On why it is not enough to know your past
I saw a disturbing video the other day. It was of a young Turkish female Ph.D.-student, Romeyza Ozturk, surrounded and arrested by masked men claiming to be from ICE, U.S. Immigration and Customs Enforcement. Her crime, apparently, was that she had written a piece calling for more attention to the Palestinian situation. The video – more resembling a kidnapping than an arrest – made me physically uncomfortable. It reminded me of what we sometimes see happening in non-democratic countries or something from another time. But my visceral reaction wasn’t from reading about similar historical events in textbooks. It came from a deeper, embodied recognition. This distinction between knowing about the past versus feeling its resonance in the present is at the heart of how we engage with history.
In Denmark, we have a saying that “those who don’t know history are doomed to repeat it.” The saying is a mistranslation of the philosopher George Santayana. In the Life of Reason in 1905 wrote: “Those who cannot remember the past are condemned to repeat it.”
While many Danish history teachers have used the mistranslation as an underlying argument for spamming students with historical facts, the mistranslation calls into question the difference between history and memory. Santayana’s original quote points to a different way of engaging with the past, stressing actual remembrance over mere knowledge.
The same division between history and memory can be found in Pierre Nora’s monumental three-volume work Realms of Memory, where he juxtaposes the abstract historical with cultural memory.

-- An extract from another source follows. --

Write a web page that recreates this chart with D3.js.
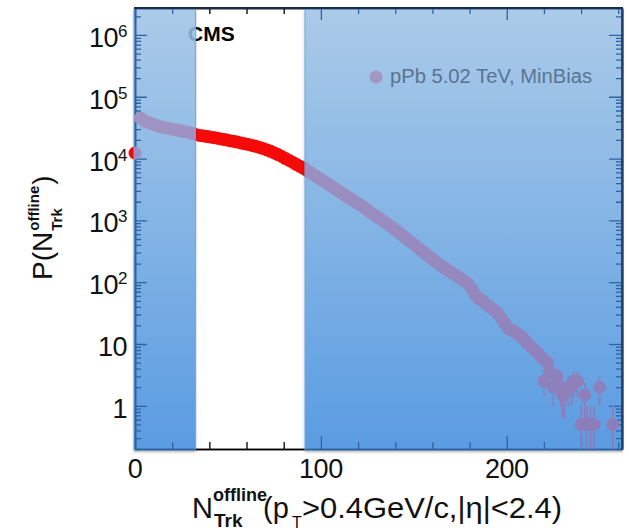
<!DOCTYPE html>
<html><head><meta charset="utf-8">
<script src="https://cdn.jsdelivr.net/npm/d3@7"></script>
<style>html,body{margin:0;padding:0;background:#fff;}svg{display:block;font-family:"Liberation Sans",Arial,Helvetica,sans-serif;}</style>
</head><body><svg id="c" width="629" height="532"></svg>
<script>
// ---- data ----
const mainN = [0,3,5,7,9,11,13,15,17,19,21,23,25,27,29,31,33,35,37,39,41,43,45,47,49,51,53,55,57,59,61,63,65,67,69,71,73,75,77,79,81,83,85,87,89,91,93,95,97,99,101,103,105,107,109,111,113,115,117,119,121,123,125,127,129,131,133,135,137,139,141,143,145,147,149,151,153,155,157,159,161,163,165,167,169,171,173,175,177,179,181,183,185,187,189,191,193,195,197,199,201,203,205,207,209,211,213,215,217];
const mainP = [12300,45000,40700,38600,36700,34800,33100,32200,31300,30400,29600,28800,28000,27200,26600,25400,24300,23700,23200,22700,22200,21700,21100,20600,20100,19500,19000,18500,17900,17400,16900,16300,15800,15100,14500,13800,13100,12300,11600,10800,10000,9310,8630,8000,7430,6890,6280,5730,5250,4810,4410,4040,3700,3370,3060,2800,2560,2340,2140,1950,1790,1630,1480,1320,1210,1100,995,906,822,746,670,600,537,481,431,385,345,310,279,250,224,201,182,166,151,138,126,115,105,95.5,79.4,63.1,53.7,50.1,43.7,39.8,35.5,31.6,26.3,21.4,17.8,16.6,15.1,13.8,12.0,10.5,9.1,7.9,6.9];
const tailN   = [219,220,222,223,225,227,229,230,231,233,235,236,238,240,242,243,245,247,250,257];
const tailP   = [6.0,2.5,5.0,3.5,2.0,3.0,2.0,1.5,1.5,2.0,2.0,2.5,2.5,0.5,1.5,0.5,0.5,0.5,2.0,0.5];
const tailErr = [1.7,1.1,1.6,1.3,1.0,1.2,1.0,0.87,0.87,1.0,1.0,1.1,1.1,0.5,0.87,0.5,0.5,0.5,1.0,0.5];
const bandStart = [0, 92];
const bandEnd   = [32.5, 262];
const xMajor = [0, 100, 200];
const xLabels = ["0", "100", "200"];
const xMinorStep = 20;
const yMajor = [1, 10, 100, 1e3, 1e4, 1e5, 1e6];
const yLabels = ["1", "10", "10^2", "10^3", "10^4", "10^5", "10^6"];
const legendLabel = "pPb 5.02 TeV, MinBias";
const expLabel = "CMS";

// ---- layout ----
const svg = d3.select("#c");
const L = 135, R = 622, T = 8, B = 449;
const x = d3.scaleLinear().domain([0, 262]).range([L, R]);
const y = d3.scaleLog().domain([0.2, 2.73e6]).range([B, T]);
const rMark = 6.5;

const defs = svg.append("defs");
const gBlue = defs.append("linearGradient").attr("id", "gBlue").attr("gradientUnits", "userSpaceOnUse")
  .attr("x1", 0).attr("x2", 0).attr("y1", T).attr("y2", B);
gBlue.append("stop").attr("offset", 0).attr("stop-color", "#abcbe8");
gBlue.append("stop").attr("offset", 1).attr("stop-color", "#5a9ce2");
const gPur = defs.append("linearGradient").attr("id", "gPur").attr("gradientUnits", "userSpaceOnUse")
  .attr("x1", 0).attr("x2", 0).attr("y1", T).attr("y2", B);
gPur.append("stop").attr("offset", 0).attr("stop-color", "#a69bc5");
gPur.append("stop").attr("offset", 1).attr("stop-color", "#897cba");
const sh = defs.append("filter").attr("id", "sh").attr("x", "-5%").attr("y", "-5%").attr("width", "110%").attr("height", "110%");
sh.append("feDropShadow").attr("dx", 0).attr("dy", 1.5).attr("stdDeviation", 1.2).attr("flood-color", "#000").attr("flood-opacity", 0.3);
const clip = defs.append("clipPath").attr("id", "bandClip");
bandStart.forEach((s, i) => {
  clip.append("rect").attr("x", x(s) - 1).attr("y", T + 1).attr("width", x(bandEnd[i]) - x(s) + 1).attr("height", B - T);
});

const yMinor = [];
for (let e = -1; e <= 6; e++) for (let m = 2; m <= 9; m++) { const v = m * Math.pow(10, e); if (v >= 0.2 && v <= 2.73e6) yMinor.push(v); }
const xMinor = d3.range(0, 262, xMinorStep).filter(v => xMajor.indexOf(v) < 0);

function drawAxes(g, color) {
  g.attr("color", color);
  const st = sel => { sel.selectAll("path.domain").attr("stroke-width", 1.6); sel.selectAll(".tick line").attr("stroke-width", 1.3); };
  g.append("g").attr("transform", `translate(0,${B})`).call(d3.axisBottom(x).tickValues(xMajor).tickSize(-13).tickSizeOuter(0).tickFormat("")).call(st);
  g.append("g").attr("transform", `translate(0,${B})`).call(d3.axisBottom(x).tickValues(xMinor).tickSize(-7).tickSizeOuter(0).tickFormat("")).call(st);
  g.append("g").attr("transform", `translate(0,${T})`).call(d3.axisTop(x).tickValues(xMajor).tickSize(-12).tickSizeOuter(0).tickFormat("")).call(st);
  g.append("g").attr("transform", `translate(0,${T})`).call(d3.axisTop(x).tickValues(xMinor).tickSize(-6).tickSizeOuter(0).tickFormat("")).call(st);
  g.append("g").attr("transform", `translate(${L},0)`).call(d3.axisLeft(y).tickValues(yMajor).tickSize(-12).tickSizeOuter(0).tickFormat("")).call(st);
  g.append("g").attr("transform", `translate(${L},0)`).call(d3.axisLeft(y).tickValues(yMinor).tickSize(-6).tickSizeOuter(0).tickFormat("")).call(st);
  g.append("g").attr("transform", `translate(${R},0)`).call(d3.axisRight(y).tickValues(yMajor).tickSize(-13).tickSizeOuter(0).tickFormat("")).call(st);
  g.append("g").attr("transform", `translate(${R},0)`).call(d3.axisRight(y).tickValues(yMinor).tickSize(-6).tickSizeOuter(0).tickFormat("")).call(st);
}

const pts = mainN.map((n, i) => ({ n, p: mainP[i], e: 0 })).concat(tailN.map((n, i) => ({ n, p: tailP[i], e: tailErr[i] })));
const yc = v => v <= 0.2 ? B : Math.max(T, y(v));

function drawData(g, fill) {
  g.selectAll("line.err").data(pts.filter(d => d.e > 0)).join("line").attr("class", "err")
    .attr("x1", d => x(d.n)).attr("x2", d => x(d.n))
    .attr("y1", d => yc(d.p + d.e)).attr("y2", d => yc(d.p - d.e))
    .attr("stroke", fill).attr("stroke-width", 1.8);
  g.selectAll("circle.m").data(pts).join("circle").attr("class", "m")
    .attr("cx", d => x(d.n)).attr("cy", d => y(d.p)).attr("r", rMark).attr("fill", fill);
}

// ---- base layer ----
const base = svg.append("g");
drawAxes(base.append("g"), "#000");
drawData(base.append("g"), "#f50a0a");
base.append("text").attr("x", 188).attr("y", 41).attr("font-size", 21).attr("font-weight", "bold").attr("fill", "#000").text(expLabel);

// ---- blue bands ----
const bands = svg.append("g").attr("filter", "url(#sh)");
bandStart.forEach((s, i) => {
  bands.append("rect").attr("x", x(s) - 1).attr("y", T + 1).attr("width", x(bandEnd[i]) - x(s) + 1).attr("height", B - T)
    .attr("fill", "url(#gBlue)").attr("stroke", "#6fa9e2").attr("stroke-width", 1);
});

// ---- content seen through the bands ----
const over = svg.append("g").attr("clip-path", "url(#bandClip)");
drawAxes(over.append("g"), "#2e63a0");
drawData(over.append("g"), "url(#gPur)");
over.append("text").attr("x", 188).attr("y", 41).attr("font-size", 21).attr("font-weight", "bold").attr("fill", "#7fa3cc").text(expLabel);
over.append("circle").attr("cx", 376).attr("cy", 77).attr("r", rMark).attr("fill", "#a197c2");
over.append("text").attr("x", 390).attr("y", 83).attr("font-size", 20).attr("fill", "#587493")
  .attr("textLength", 202).attr("lengthAdjust", "spacingAndGlyphs").text(legendLabel);

// frame top/right
svg.append("line").attr("x1", L - 1).attr("x2", R + 1).attr("y1", T).attr("y2", T).attr("stroke", "#1b2d48").attr("stroke-width", 1.8);
svg.append("line").attr("x1", R).attr("x2", R).attr("y1", T).attr("y2", B + 1).attr("stroke", "#24406a").attr("stroke-width", 1.8);

// ---- tick labels ----
const lab = svg.append("g").attr("fill", "#111");
yMajor.forEach((v, i) => {
  const parts = yLabels[i].split("^");
  const t = lab.append("text").attr("text-anchor", "end").attr("x", 127).attr("y", y(v) + 12).attr("font-size", 27).attr("letter-spacing", -0.5);
  t.append("tspan").text(parts[0]);
  if (parts[1]) t.append("tspan").attr("font-size", 17).attr("dy", -10).text(parts[1]);
});
xMajor.forEach((v, i) => {
  lab.append("text").attr("text-anchor", "middle").attr("x", x(v)).attr("y", 478).attr("font-size", 27).attr("letter-spacing", -0.5).text(xLabels[i]);
});

// ---- x title ----
const xt = svg.append("g").attr("fill", "#111");
const tN = xt.append("text").attr("x", 192).attr("y", 518).attr("font-size", 29).text("N");
const wN = tN.node().getComputedTextLength();
xt.append("text").attr("x", 192 + wN).attr("y", 501).attr("font-size", 18).attr("font-weight", "bold").attr("textLength", 54).attr("lengthAdjust", "spacingAndGlyphs").text("offline");
xt.append("text").attr("x", 192 + wN + 1).attr("y", 527).attr("font-size", 19).attr("font-weight", "bold").text("Trk");
xt.append("text").attr("x", 263).attr("y", 518).attr("font-size", 29).text("(p");
xt.append("text").attr("x", 292).attr("y", 528).attr("font-size", 16).text("T");
xt.append("text").attr("x", 302).attr("y", 518).attr("font-size", 29).attr("textLength", 260).attr("lengthAdjust", "spacingAndGlyphs").text(">0.4GeV/c,|η|<2.4)");

// ---- y title ----
const yt = svg.append("g").attr("transform", "translate(52,280) rotate(-90)").attr("fill", "#111");
const tP = yt.append("text").attr("x", 0).attr("y", 0).attr("font-size", 28).text("P(N");
const wP = tP.node().getComputedTextLength();
const tOff = yt.append("text").attr("x", wP + 1).attr("y", -13).attr("font-size", 15).attr("font-weight", "bold").text("offline");
yt.append("text").attr("x", wP + 1).attr("y", 10).attr("font-size", 15).attr("font-weight", "bold").text("Trk");
const wO = tOff.node().getComputedTextLength();
yt.append("text").attr("x", wP + wO + 2).attr("y", 0).attr("font-size", 28).text(")");
</script></body></html>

The historical, he says, separates us from the past. History belongs to everyone and no one, stripping events of their sacred context and emotional resonance to place them within a universal, chronological framework. While valuable for analysis, this intellectual distance creates a gap between ourselves and the lessons of the past, potentially letting us study past horrors without truly feeling their warnings.
Cultural memory, on the other hand, lives and evolves within communities. It connects us to the past through rituals and emotional bonds. Memory keeps past events relevant to our present. To avoid repeating mistakes, we need more than historical knowledge. We need the past alive in our collective memory, guiding our moral choices today. In this sense, the past must also be a living present to hold significance for us.
If we want to avoid letting our past become a history of forgetting, it is not enough to learn the history of the past or preserve the knowledge of what happened. If we are to learn from the past, we need to design our interactions with it so that it is invoked as a part of the present.
This calls for entanglement rather than the intellectual, distancing gaze.
This calls for collective rituals rather than tomes of knowledge.
This calls for performative encounters rather than mere replication.